The Island of Seven Cities unveils the first tangible proof that the Chinese settled in the New World before Columbus. In the summer of 2003, architect Paul Chiasson decided to climb a mountain he had never explored on Cape Breton Island, where eight generations of his Acadian family had lived. One of the oldest points of exploration and settlement in the Americas, with a written history dating back to the first days of European discovery, Cape Breton is littered with remnants of old settlements. But that day Chiasson found a road that was unique. Well made and consistently wide, and at one time clearly bordered with stone walls, the road had been a major undertaking. But he could find no record of it. In the two years of detective work that followed, Chiasson systematically surveyed the history of Europeans in North America and came to a stunning conclusion: the ruins he had stumbled upon - an entire townsite on a mountaintop---did not belong to the Portuguese, the French, the English, or the Scots. And they predated John Cabot's 1497 "discovery" of the island. Using aerial and site photographs, maps and drawings, and his own expertise as an architect, Chiasson re-creates how he pieced together the clues to one of the world's great mysteries: a large Chinese colony existed and thrived on Canadian shores well before the European Age of Discovery. He addresses how the ruins had been previously overlooked or misunderstood, and how the colony was abandoned and forgotten, in China and in the New World. And he discovers the traces the colony left in the storytelling and culture of the Mi'kmaq, whose written language, clothing, technical knowledge, religious beliefs, and legends, he argues, expose deep cultural ties to China. A gripping account of an earth-shaking discovery, The Island of Seven Cities will change the way we think about our world.

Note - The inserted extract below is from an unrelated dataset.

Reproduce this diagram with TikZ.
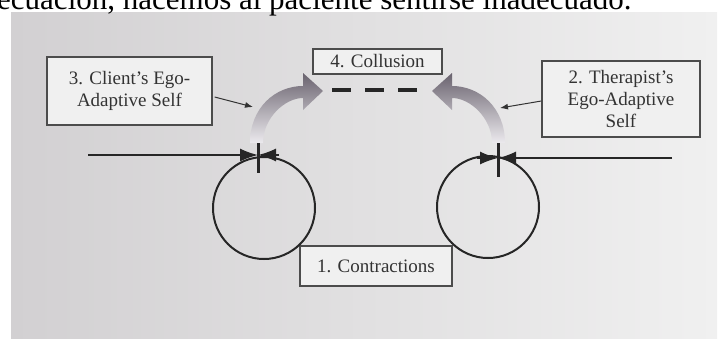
\documentclass[tikz,border=0pt]{standalone}
\usepackage{fontspec}
\setmainfont{Liberation Serif}
\usetikzlibrary{positioning, arrows.meta, calc}

\definecolor{paperdark}{RGB}{210,208,210}
\definecolor{paperlight}{RGB}{240,240,240}
\definecolor{bendtop}{RGB}{105,98,110}
\definecolor{bendmid}{RGB}{180,168,192}
\definecolor{bendlow}{RGB}{236,234,238}

\begin{document}
\begin{tikzpicture}[
		x=1pt, y=-1pt,
		box/.style={
			rectangle,
			draw=black!70,
			line width=1.3pt,
			fill=white!94!black,
			align=center,
			text=black!80,
			inner sep=2pt,
			font=\fontsize{19}{22}\selectfont
		},
		ring/.style={
			circle,
			draw=black!85,
			line width=2pt,
			minimum size=102pt,
			inner sep=0pt
		},
		push/.style={
			-{Latex[length=18pt, width=13pt]},
			line width=1.6pt,
			black!85
		},
		pointer/.style={
			-{Latex[length=8pt, width=6pt]},
			line width=1pt,
			black!80
		},
		tickmark/.style={
			line width=3pt,
			black!85
		},
		collude/.style={
			line width=4pt,
			dash pattern=on 19pt off 14pt,
			black!85
		},
		bendfill/.style={
			top color=bendtop,
			middle color=bendmid,
			bottom color=bendlow
		}
		]
		
		\clip (0,0) rectangle (725,338);
		\shade[left color=paperdark, right color=paperlight] (11,12) rectangle (717,338);
		
		\node[anchor=base west, inner sep=0pt, font=\fontsize{31}{34}\selectfont] (line) at (-3,9) {ecuación, hacemos al paciente sentirse inadecuado.};
		
		\node[box, minimum width=129pt, minimum height=25pt] (collusion) at (377.5,61.5) {4. Collusion};
		
		\node[box, minimum width=165pt, minimum height=68pt] (client) at (129.5,91) {
			3. Client’s Ego-\\
			Adaptive Self
		};
		
		\node[box, minimum width=158pt, minimum height=76pt] (therapist) at (621,99) {
			2. Therapist’s\\
			Ego-Adaptive\\
			Self
		};
		
		\node[box, minimum width=152pt, minimum height=40pt] (contract) at (376,266) {1. Contractions};
		
		\node[ring] (cl) at (264,208) {};
		\node[ring] (cr) at (488,207) {};
		
		% curved arrows
		\shade[bendfill] (263,143) -- (250,143) .. controls (250,108) and (275,86) .. (303,86)
			-- (303,73) -- (323,91) -- (303,110) -- (303,98)
			.. controls (285,98) and (263,118) .. (263,143) -- cycle;
		\shade[bendfill] (492,143) -- (505,143) .. controls (505,108) and (480,86) .. (452,86)
			-- (452,73) -- (432,91) -- (452,110) -- (452,98)
			.. controls (470,98) and (492,118) .. (492,143) -- cycle;
		
		\coordinate (dl) at (332,90);
		\coordinate (dr) at (420,90);
		\draw[collude] (dl) -- (dr);
		
		% contraction marks
		\coordinate (tl) at (258,155);
		\coordinate (tlt) at (258,143);
		\coordinate (tlb) at (258,173);
		\coordinate (ll) at (88,155);
		\coordinate (lx) at (279,155);
		
		\coordinate (tr) at (498,158);
		\coordinate (trt) at (498,143);
		\coordinate (trb) at (498,177);
		\coordinate (rr) at (672,158);
		\coordinate (rx) at (477,158);
		
		\draw[push] (ll) -- (tl);
		\draw[push] (lx) -- (tl);
		\draw[tickmark] (tlt) -- (tlb);
		
		\draw[push] (rr) -- (tr);
		\draw[push] (rx) -- (tr);
		\draw[tickmark] (trt) -- (trb);
		
		\coordinate (pl) at (253,107);
		\coordinate (pr) at (500,108);
		\draw[pointer] ($(client.east)+(2,6)$) -- (pl);
		\draw[pointer] ($(therapist.west)+(0,2)$) -- (pr);
		
	\end{tikzpicture}
\end{document}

For so many years, North Americans have been taught that Columbus was the discoverer of "The New World" when this could not be furthest from the truth. Vikings of the ninth century were crossing from Europe to Greenland and Iceland fairly regularly. The Vikings, in fact, established a colony on the northern end of Newfoundland. Chiasson presents his information that the Chinese actually settled on the northern end of Cape Breton Island, Nova Scotia, Canada.
Columbus had known about the Island of Seven Cities twenty years before he "found" the New World" so obviously somebody had been there long before him and his ilk. Chiasson believes that the earliest inhabitants of Cape Breton Island, besides the native Amerindian populations, were Chinese explorers. Gavin Menzies in his book, 1424, comes to the same conclusions about the Chinese; they established colonies in many different parts of the world.
I found this book very exciting and captivating. Chaisson tells this fascinating story with an eye to building suspense and intrigue along the way until he can successfully get the reader to agree that the Chinese cold be responsible for settling in Cape Breton Island.
Anybody looking for some historical detective reading along the sme lines as Menzies would appreciate this book. I found it captivating.